We put binding on a guitar for a number of different reasons. I believe the most significant reason is to seal off the end grain of the soundboard and back to ensure that moisture in the enviornment does not impact the wood at an unequal rate. The binding also often is harder wood, or other material, than the soundboard so it serves to protect the soft wood of the soundboard. Additionally, the binding serves as an aesthetic touch that gives the guitar a finished look. It gives the impression that there was some intention given to ensure the guitar looks nice. Lastly, the addition of the binding really does enhance the overall tone and projection of the guitar. I’m still amazed every time I put a body together, before I route the binding channel, I’ll give the soundboard a good hard pluck of the finger. This strike will produce a dead thud from the guitar. Compare this to the moments after taking off the binding tape, the guitar ignites with resonance with the very same strike. The binding solidifies the relationship of the top and back to the rim (the sides) of the guitar. They become partners with binding.
I use a special router set up to cut into the side, top, and back of the guitar to create a “shelf” or “rabbit”. This shelf is the same size as the binding and purfling that will be glued in its spot.
The binding router set up is very sophisticated in the way it moves. This enables the complex curves and angles of the guitar to be accommodated for when cutting the rabbit. The top and back have radii that need to be considered, and the back of the guitar is at an angle as it approaches the neck.
After cutting these channels, We need to fit the two sides of binding together at the very bottom of the guitar. In this case we are cutting mitre joints in the side purfling where they meet the end graft.
Glue is applied, as you saw above, and then the top purfling and binding are fit into place.

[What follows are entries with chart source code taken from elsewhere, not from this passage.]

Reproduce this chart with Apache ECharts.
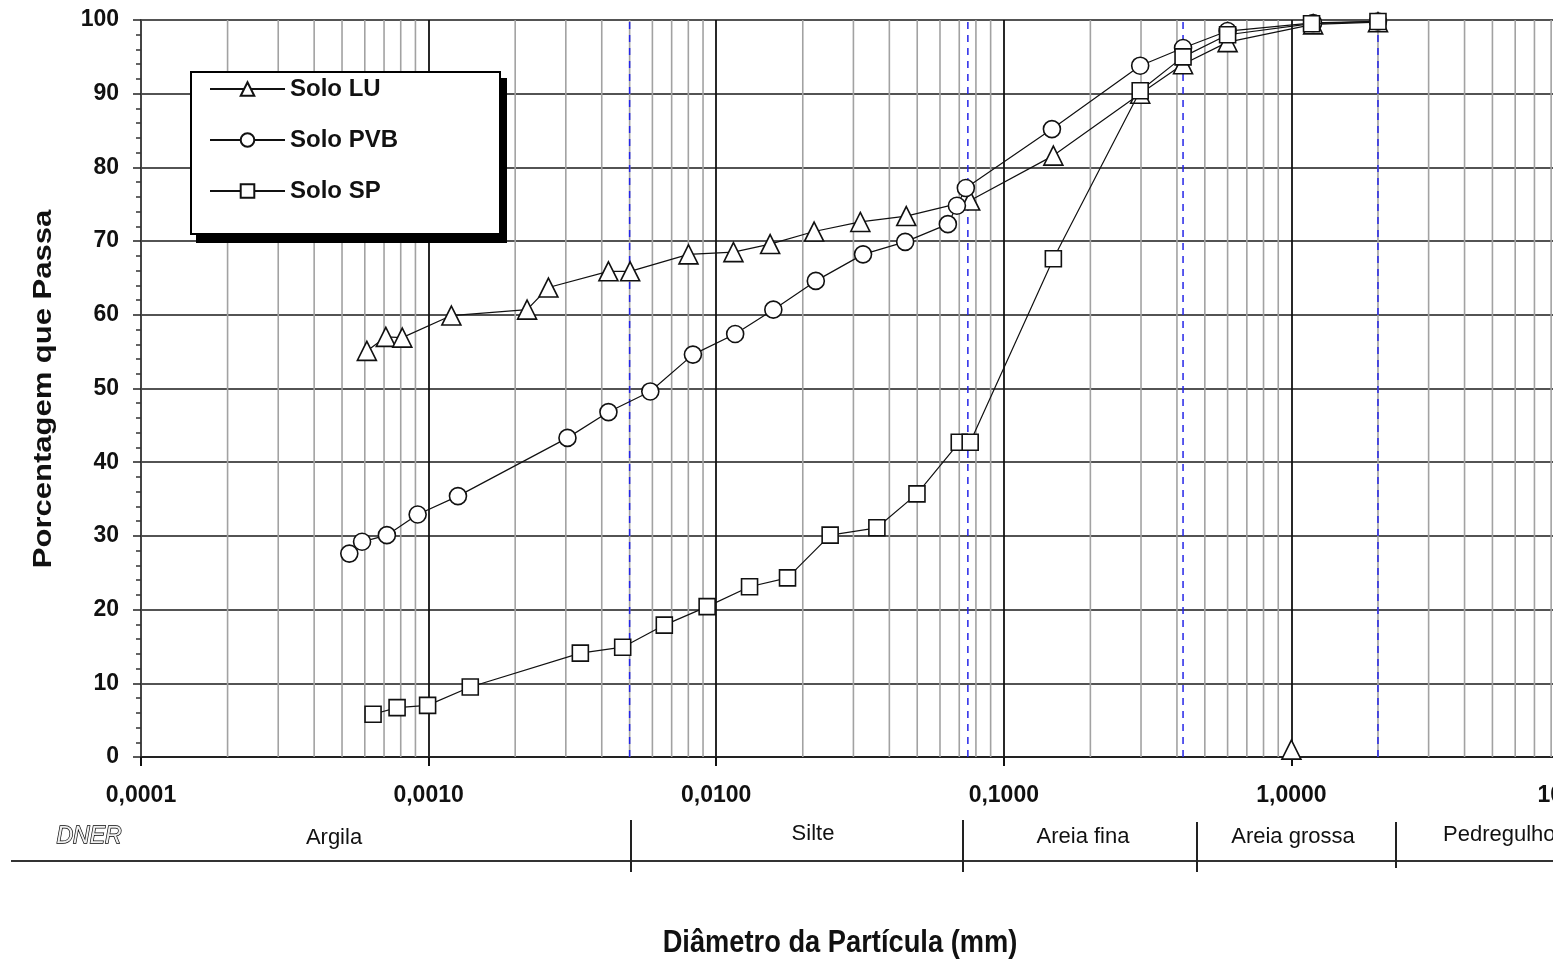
<!DOCTYPE html>
<html>
<head>
<meta charset="utf-8">
<title>Curvas granulométricas</title>
<script src="https://cdn.jsdelivr.net/npm/echarts@6/dist/echarts.min.js"></script>
<style>
  html, body { margin: 0; padding: 0; background: #ffffff; }
  #chart { width: 1553px; height: 960px; }
</style>
</head>
<body>
<div id="chart"></div>
<script>
// Particle diameters (mm) and percentage passing for each soil
const luDiameter  = [0.00061, 0.00071, 0.00081, 0.00120, 0.00220, 0.00261, 0.00422, 0.00502, 0.00801, 0.01148, 0.0154, 0.0219, 0.0317, 0.0458, 0.0764, 0.1487, 0.298, 0.42, 0.60, 1.19, 2.0];
const luPassing   = [55.1, 57.0, 56.9, 59.9, 60.7, 63.7, 65.9, 65.9, 68.2, 68.5, 69.6, 71.3, 72.6, 73.4, 75.5, 81.6, 90.0, 94.0, 97.0, 99.4, 99.7];
const luLoneDiameter = [1.0];
const luLonePassing  = [1.0];

const pvbDiameter = [0.00053, 0.000587, 0.000716, 0.000916, 0.001265, 0.00304, 0.00422, 0.0059, 0.0083, 0.01164, 0.0158, 0.0222, 0.0324, 0.0454, 0.0639, 0.0687, 0.0738, 0.147, 0.298, 0.42, 0.60, 1.19, 2.0];
const pvbPassing  = [27.6, 29.2, 30.1, 32.9, 35.4, 43.3, 46.8, 49.6, 54.6, 57.4, 60.7, 64.6, 68.2, 69.9, 72.3, 74.8, 77.2, 85.2, 93.8, 96.2, 98.5, 99.6, 99.8];

const spDiameter  = [0.000641, 0.000777, 0.000992, 0.001396, 0.00337, 0.00473, 0.0066, 0.0093, 0.01306, 0.0177, 0.0249, 0.0362, 0.0499, 0.0700, 0.0764, 0.1487, 0.298, 0.42, 0.60, 1.175, 2.0];
const spPassing   = [5.8, 6.7, 7.0, 9.5, 14.1, 14.9, 17.9, 20.4, 23.1, 24.3, 30.1, 31.1, 35.7, 42.7, 42.7, 67.6, 90.4, 95.0, 98.0, 99.5, 99.8];

const seriesNames = ['Solo LU', 'Solo PVB', 'Solo SP'];

// DNER size limits (mm) shown as blue dashed guides
const dnerLimits = [0.005, 0.075, 0.42, 2.0];

// DNER classification strip under the axis
const dnerClasses = ['Argila', 'Silte', 'Areia fina', 'Areia grossa', 'Pedregulho'];

const FONT = '"Liberation Sans", Arial, Helvetica, sans-serif';

function pairs(xs, ys) { return xs.map((x, i) => [x, ys[i]]); }

// gray gridlines at 2..9 within each decade
const minorGrid = [];
for (let d = -4; d <= 0; d++) {
  for (let k = 2; k <= 9; k++) {
    minorGrid.push(k * Math.pow(10, d));
  }
}

// a full-height vertical rule at diameter v, drawn on the chart's own axes
function verticalRule(v, lineStyle, z) {
  return {
    type: 'line',
    data: [[v, 0], [v, 100]],
    symbol: 'none',
    silent: true,
    lineStyle: lineStyle,
    z: z,
    tooltip: { show: false }
  };
}

const markerStyle = { color: '#ffffff', borderColor: '#111111', borderWidth: 1.6, opacity: 1 };
const curveStyle = { color: '#111111', width: 1.2 };

const chart = echarts.init(document.getElementById('chart'), null, { renderer: 'canvas' });

const gridRules = minorGrid.map(v => verticalRule(v, { color: '#a2a2a2', width: 1.6 }, 1));
const limitRules = dnerLimits.map(v => verticalRule(v, { color: '#2424e8', width: 1.5, type: [7, 6] }, 2));

const bandText = (text, x, y, align) => ({
  type: 'text', x: x, y: y,
  style: { text: text, font: '22px ' + FONT, fill: '#111',
           align: align, verticalAlign: 'middle', textAlign: align, textVerticalAlign: 'middle' }
});

chart.setOption({
  animation: false,
  backgroundColor: '#ffffff',
  grid: { left: 141, top: 20, width: 1438, height: 737, containLabel: false, outerBoundsMode: 'none' },
  xAxis: {
    type: 'log',
    logBase: 10,
    min: 0.0001,
    max: 10,
    splitNumber: 5,
    axisLine: { show: true, onZero: false, lineStyle: { color: '#222', width: 2 } },
    axisTick: { show: true, inside: false, length: 9, lineStyle: { color: '#111', width: 2 } },
    splitLine: { show: true, lineStyle: { color: '#111', width: 1.8 } },
    axisLabel: {
      margin: 27,
      fontSize: 23,
      fontWeight: 'bold',
      fontFamily: FONT,
      color: '#111',
      formatter: v => Number(v).toFixed(4).replace('.', ',')
    }
  },
  yAxis: {
    type: 'value',
    min: 0,
    max: 100,
    interval: 10,
    axisLine: { show: true, lineStyle: { color: '#444', width: 2 } },
    axisTick: { show: true, inside: false, length: 8, lineStyle: { color: '#222', width: 1.5 } },
    minorTick: { show: true, splitNumber: 5, length: 5, lineStyle: { color: '#333', width: 1.5 } },
    splitLine: { show: true, lineStyle: { color: '#1a1a1a', width: 1.6 } },
    axisLabel: { margin: 22, fontSize: 23, fontWeight: 'bold', fontFamily: FONT, color: '#111' }
  },
  legend: {
    data: seriesNames,
    orient: 'vertical',
    left: 191,
    top: 72,
    itemWidth: 75,
    itemHeight: 17,
    itemGap: 25,
    padding: [4, 102, 30, 18],
    backgroundColor: '#ffffff',
    borderColor: '#000000',
    borderWidth: 2,
    borderRadius: 0,
    selectedMode: false,
    z: 10,
    textStyle: { fontSize: 24, fontWeight: 'bold', fontFamily: FONT, color: '#111', lineHeight: 26 }
  },
  series: gridRules.concat(limitRules, [
    {
      type: 'line',
      name: seriesNames[0],
      data: pairs(luDiameter, luPassing),
      symbol: 'triangle',
      symbolSize: 19,
      showAllSymbol: true,
      lineStyle: curveStyle,
      itemStyle: markerStyle,
      z: 3
    },
    {
      type: 'scatter',
      name: 'Solo LU (1 mm)',
      data: pairs(luLoneDiameter, luLonePassing),
      symbol: 'triangle',
      symbolSize: 19,
      itemStyle: markerStyle,
      z: 3
    },
    {
      type: 'line',
      name: seriesNames[1],
      data: pairs(pvbDiameter, pvbPassing),
      symbol: 'circle',
      symbolSize: 17,
      showAllSymbol: true,
      lineStyle: curveStyle,
      itemStyle: markerStyle,
      z: 4
    },
    {
      type: 'line',
      name: seriesNames[2],
      data: pairs(spDiameter, spPassing),
      symbol: 'rect',
      symbolSize: 16,
      showAllSymbol: true,
      lineStyle: curveStyle,
      itemStyle: markerStyle,
      z: 5
    }
  ]),
  graphic: [
    // solid drop shadow behind the legend box
    { type: 'rect', z: 9, shape: { x: 196, y: 78, width: 311, height: 165 }, style: { fill: '#000' } },
    // axis titles
    {
      type: 'text', x: 44, y: 389, rotation: Math.PI / 2, scaleX: 1.24,
      style: { text: 'Porcentagem que Passa', font: 'bold 25px ' + FONT, fill: '#111',
               align: 'center', verticalAlign: 'middle', textAlign: 'center', textVerticalAlign: 'middle' }
    },
    {
      type: 'text', x: 840, y: 943, scaleX: 0.88,
      style: { text: 'Diâmetro da Partícula (mm)', font: 'bold 31px ' + FONT, fill: '#111',
               align: 'center', verticalAlign: 'middle', textAlign: 'center', textVerticalAlign: 'middle' }
    },
    // DNER classification strip
    { type: 'line', shape: { x1: 11, y1: 861, x2: 1553, y2: 861 }, style: { stroke: '#333', lineWidth: 2 } },
    { type: 'line', shape: { x1: 631, y1: 820, x2: 631, y2: 872 }, style: { stroke: '#222', lineWidth: 2 } },
    { type: 'line', shape: { x1: 963, y1: 820, x2: 963, y2: 872 }, style: { stroke: '#222', lineWidth: 2 } },
    { type: 'line', shape: { x1: 1197, y1: 822, x2: 1197, y2: 872 }, style: { stroke: '#222', lineWidth: 2 } },
    { type: 'line', shape: { x1: 1396, y1: 822, x2: 1396, y2: 868 }, style: { stroke: '#222', lineWidth: 2 } },
    {
      type: 'text', x: 89, y: 837,
      style: { text: 'DNER', font: 'italic 23px ' + FONT, fill: '#f0f0f0', stroke: '#000', lineWidth: 1.4,
               align: 'center', verticalAlign: 'middle', textAlign: 'center', textVerticalAlign: 'middle' }
    },
    bandText(dnerClasses[0], 334, 838, 'center'),
    bandText(dnerClasses[1], 813, 834, 'center'),
    bandText(dnerClasses[2], 1083, 837, 'center'),
    bandText(dnerClasses[3], 1293, 837, 'center'),
    bandText(dnerClasses[4], 1443, 835, 'left')
  ]
});
</script>
</body>
</html>
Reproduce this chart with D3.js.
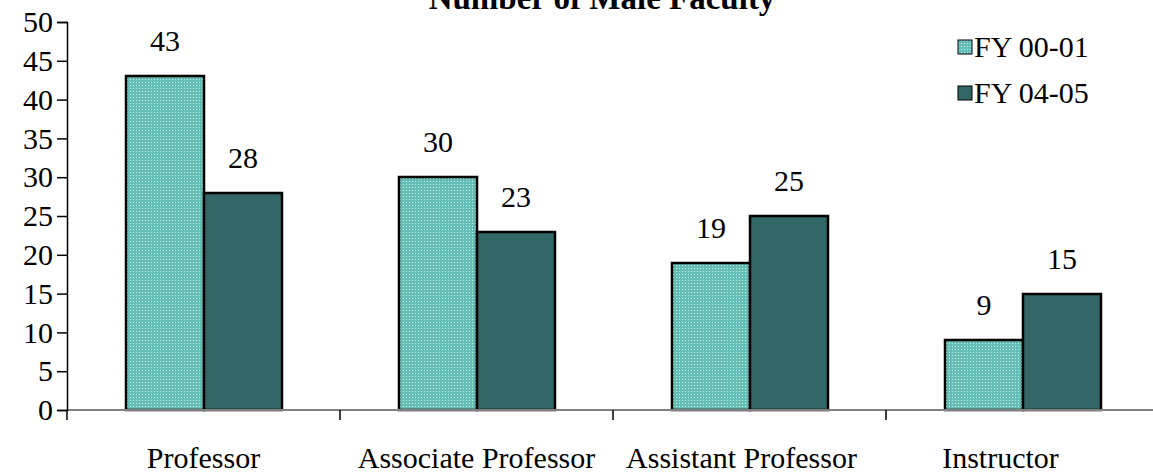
<!DOCTYPE html>
<html>
<head>
<meta charset="utf-8">
<script src="https://cdn.jsdelivr.net/npm/d3@7"></script>
<style>
  html, body { margin: 0; padding: 0; background: #fff; }
  svg { display: block; }
</style>
</head>
<body>
<svg id="chart" width="1153" height="474"></svg>
<script>
const categories = ["Professor", "Associate Professor", "Assistant Professor", "Instructor"];
const seriesNames = ["FY 00-01", "FY 04-05"];
const fy0001 = [43, 30, 19, 9];
const fy0405 = [28, 23, 25, 15];
const yTicks = [0, 5, 10, 15, 20, 25, 30, 35, 40, 45, 50];
const chartTitle = "Number of Male Faculty";

(function () {
const FONT = "Liberation Serif, Tinos, DejaVu Serif, serif";
const svg = d3.select("#chart");
const W = 1153;
const plotLeft = 67, plotRight = 1159, plotTop = 22, plotBottom = 410;
// small horizontal nudges of the category labels, as placed in the reference
const labelShift = [0, 0, -8, -22];

const defs = svg.append("defs");
const pat = defs.append("pattern")
  .attr("id", "dots").attr("x", 0).attr("y", 0).attr("width", 3).attr("height", 3)
  .attr("patternUnits", "userSpaceOnUse");
pat.append("rect").attr("width", 3).attr("height", 3).attr("fill", "#64beb5").attr("shape-rendering", "crispEdges");
pat.append("rect").attr("x", 1).attr("y", 1).attr("width", 1).attr("height", 1)
  .attr("fill", "#cdeeea").attr("shape-rendering", "crispEdges");

const fills = ["url(#dots)", "#336666"];
const flat = [];
categories.forEach((c, i) => {
  flat.push({ cat: c, s: seriesNames[0], v: fy0001[i], j: 0 });
  flat.push({ cat: c, s: seriesNames[1], v: fy0405[i], j: 1 });
});

const x0 = d3.scaleBand().domain(categories).range([plotLeft, plotRight]).padding(0);
const x1 = d3.scaleBand().domain(seriesNames).range([0, x0.bandwidth()])
  .paddingInner(0).paddingOuter(0.75).round(true);
const y = d3.scaleLinear().domain([0, 50]).range([plotBottom, plotTop]);

// Title (cut off at top as in the reference)
svg.append("text")
  .attr("x", 602).attr("y", 9)
  .attr("text-anchor", "middle")
  .attr("font-family", FONT)
  .attr("font-size", 33).attr("font-weight", "bold")
  .text(chartTitle);

// Bars
svg.append("g").selectAll("rect").data(flat).join("rect")
  .attr("x", d => Math.round(x0(d.cat)) + x1(d.s))
  .attr("y", d => Math.round(y(d.v)))
  .attr("width", x1.bandwidth())
  .attr("height", d => Math.round(y(0)) - Math.round(y(d.v)))
  .attr("fill", d => fills[d.j])
  .attr("stroke", "#000").attr("stroke-width", 2.5);

svg.append("g").selectAll("text").data(flat).join("text")
  .attr("x", d => Math.round(x0(d.cat)) + x1(d.s) + x1.bandwidth() / 2)
  .attr("y", d => y(d.v) - 25)
  .attr("text-anchor", "middle")
  .attr("font-family", FONT).attr("font-size", 30)
  .text(d => d.v);

// X axis
svg.append("line")
  .attr("x1", plotLeft).attr("x2", W).attr("y1", plotBottom).attr("y2", plotBottom)
  .attr("stroke", "#808080").attr("stroke-width", 2);
const xTickPos = categories.map(c => x0(c)).concat([plotRight]);
svg.append("g").selectAll("line").data(xTickPos).join("line")
  .attr("x1", d => d).attr("x2", d => d)
  .attr("y1", plotBottom).attr("y2", plotBottom + 10)
  .attr("stroke", "#000").attr("stroke-width", 1.5);
svg.append("g").selectAll("text").data(categories).join("text")
  .attr("x", (d, i) => x0(d) + x0.bandwidth() / 2 + labelShift[i])
  .attr("y", 468)
  .attr("text-anchor", "middle")
  .attr("font-family", FONT).attr("font-size", 30)
  .text(d => d);

// Y axis
const yAxis = d3.axisLeft(y).tickValues(yTicks).tickSize(10).tickPadding(4);
const yg = svg.append("g").attr("transform", `translate(${plotLeft},0)`).call(yAxis)
  .attr("font-family", FONT).attr("font-size", 30);
yg.select(".domain").attr("stroke", "#000").attr("stroke-width", 1.5);
yg.selectAll(".tick line").attr("stroke", "#000").attr("stroke-width", 1.5);
yg.selectAll(".tick text").attr("fill", "#000")
  .attr("font-family", FONT).attr("font-size", 30);

// Legend
const legend = svg.append("g");
const legY = [47, 93];
seriesNames.forEach((s, i) => {
  legend.append("rect")
    .attr("x", 958).attr("y", legY[i] - 7)
    .attr("width", 14).attr("height", 14)
    .attr("fill", fills[i]).attr("stroke", "#000").attr("stroke-width", 1);
  legend.append("text")
    .attr("x", 974).attr("y", legY[i] + 10)
    .attr("font-family", FONT).attr("font-size", 30)
    .text(s);
});
})();
</script>
</body>
</html>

I then use a lightly dampened cloth to remove any excess glue.
Starting with one side first, and working fairly quickly, I will begin to apply pressure, to assure the binding is seated properly, and apply tape every few inches. Not just any tape will do, this is one of my favorite tapes. It holds up well. But, I’m fairly mad at Steward McDonald because they stopped selling it.
This will do some serious damage to the thumb joint and the pad of your thumb, so I’ve created this handy leather support. It might not look pretty but it does the job quite well.
Moving to the other side of the guitar, I apply the glue in the same fashion and remove any excess then seat the waist section of the binding before moving back to tape from the start.
Here you can see that the waist of the second side is fastened while I work from the mitred joint.
In this photo you can see that the top surface of the guitar is almost finished, but the bottom of the guitar still needs to be started. This process needs to be done start to finish because any change in the climate can cause the slightest of movement in the angle of these channels.
After the back and top are completed, they are left to dry overnight before removing the tape. This must be done very carefully because the tape can pull at the fibers of the wood. After the tape is removed, the guitar is ready for the final sanding and finish process.